VSTS Branch policies seems like a god-send to protect master source code from accepting branch merges without the branch passing unit tests and/or visual inspection.
This enterprise understands how it can be applied to VSTS managed Git repositories only accessible to organisation members.
We're trying to move this organisation towards sharing its work via open sourcing more work (it would be a first for us).
We don't think VSTS has the capability to be opened up to the public (not sure we are ready to open our kanban to the public view for example..at least till we are a lot more mature in processes and able to be transparent as a group, without inadvertently sharing deployment keys by accident, etc.).
We think using GitHub for facing the public would be more appropriate (open to other suggestions).

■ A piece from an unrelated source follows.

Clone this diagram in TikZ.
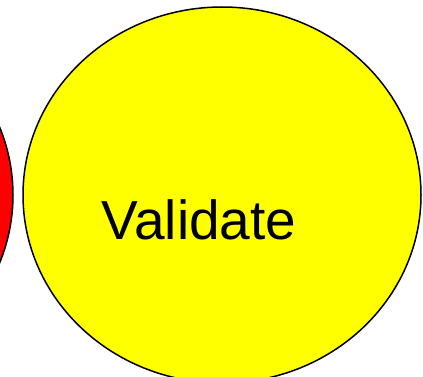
\documentclass[tikz,border=0pt]{standalone}
\usepackage{fontspec}
\setmainfont{Liberation Sans}
\usepackage{xcolor}
\usetikzlibrary{positioning,shapes.geometric}
\definecolor{cStep}{HTML}{FFFF00}
\definecolor{cPrev}{HTML}{FF0000}
\tikzset{
  stepblob/.style={ellipse, draw=black, line width=1.5pt, inner sep=0pt,
                   minimum width=398pt, minimum height=376pt},
  validblob/.style={stepblob, fill=cStep},
  prevblob/.style={stepblob, fill=cPrev},
  steplbl/.style={font=\fontsize{55}{62}\selectfont, text=black, inner sep=0pt}
}
\begin{document}
\begin{tikzpicture}[x=1pt, y=-1pt]
\useasboundingbox (0,0) rectangle (423,377);
\clip (0,0) rectangle (423,377);
% previous step, mostly off the left edge
\node[prevblob] (prev) at (-186,195) {};
% current step
\node[validblob] (validate) at (222,195) {};
\node[steplbl, anchor=base] (validatetxt) at (199,239) {Validate};
\end{tikzpicture}
\end{document}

But how can we work with a public Git repository, while protecting its master branch from errors using Branch Policies? Or would we be using two repositories (one inside VSTS, and one in GitHub, and users submit merges to GitHub, and we pull in the GitHub changes...but how do we make sure they are on brnaches too?).

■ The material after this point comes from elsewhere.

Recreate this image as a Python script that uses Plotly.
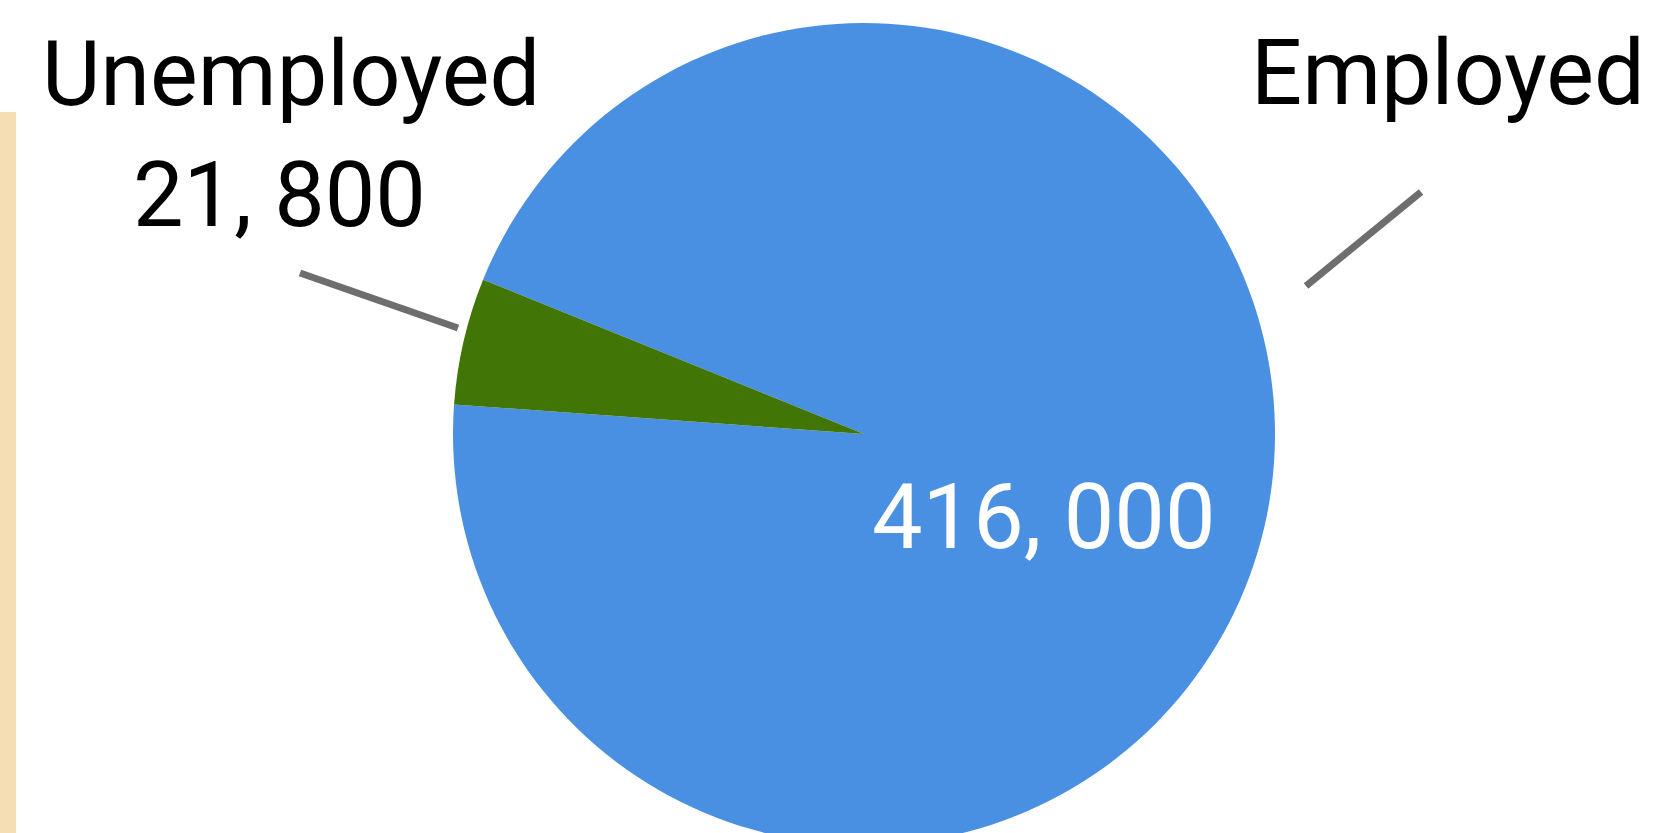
import plotly.graph_objects as go

# ---- data ----
categories = ["Employed", "Unemployed"]
values = [416000, 21800]
colors = ["#4A90E2", "#417505"]

def fmt(v):
    return f"{v:,}".replace(",", ", ")

value_text = [fmt(v) for v in values]

W, H = 1676, 868
FONT = "Roboto"
FS = 90

def px(x, y):
    return x / W, 1 - y / H

fig = go.Figure()
fig.add_trace(go.Pie(
    labels=categories,
    values=values,
    textinfo="none",
    marker=dict(colors=colors, line=dict(width=0)),
    sort=False,
    direction="clockwise",
    rotation=-67.95,
    hoverinfo="skip",
    showlegend=False,
    domain=dict(x=[(864 - 411) / W, (864 + 411) / W], y=[1 - 845 / H, 1 - 23 / H]),
))

shapes = []
# beige side strip
x0, y0 = px(0, 112)
x1, y1 = px(16, H)
shapes.append(dict(type="rect", xref="paper", yref="paper", x0=x0, y0=y1, x1=x1, y1=y0,
                   fillcolor="#F5DEB3", line=dict(width=0), layer="below"))
# leader lines
for (ax, ay), (bx, by) in [((300, 273), (458, 328)), ((1306, 286), (1421, 192))]:
    a = px(ax, ay)
    b = px(bx, by)
    shapes.append(dict(type="line", xref="paper", yref="paper", x0=a[0], y0=a[1], x1=b[0], y1=b[1],
                       line=dict(color="#6E6E6E", width=7)))

def label(text, cx, cy, color="black"):
    x, y = px(cx, cy)
    return dict(text=text, x=x, y=y, xref="paper", yref="paper",
                xanchor="center", yanchor="middle", showarrow=False,
                font=dict(family=FONT, size=FS, color=color))

annotations = [
    label(categories[1], 291, 74),
    label(value_text[1], 279, 195),
    label(categories[0], 1448, 73),
    label(value_text[0], 1044, 517, color="white"),
]

fig.update_layout(
    width=W, height=H,
    margin=dict(l=0, r=0, t=0, b=0),
    paper_bgcolor="white",
    plot_bgcolor="white",
    shapes=shapes,
    annotations=annotations,
    font=dict(family=FONT),
)

fig.write_html("out.html", config={"displayModeBar": False},
               post_script="document.body.style.margin='0';document.body.style.overflow='hidden';")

I'm sorry if the question is as vague as it is...we just don't know yet have enough experience, and due to this organisation's risk profile, can't easily move forward to gain experience in the first place. Catch-22. Hence the vagueness.
PS: There might be other options available, but VSTS is a given: it's an enterprise strategic decision in regards to using an ALM rather than integrating multiple services. Even if it is missing a public facing element.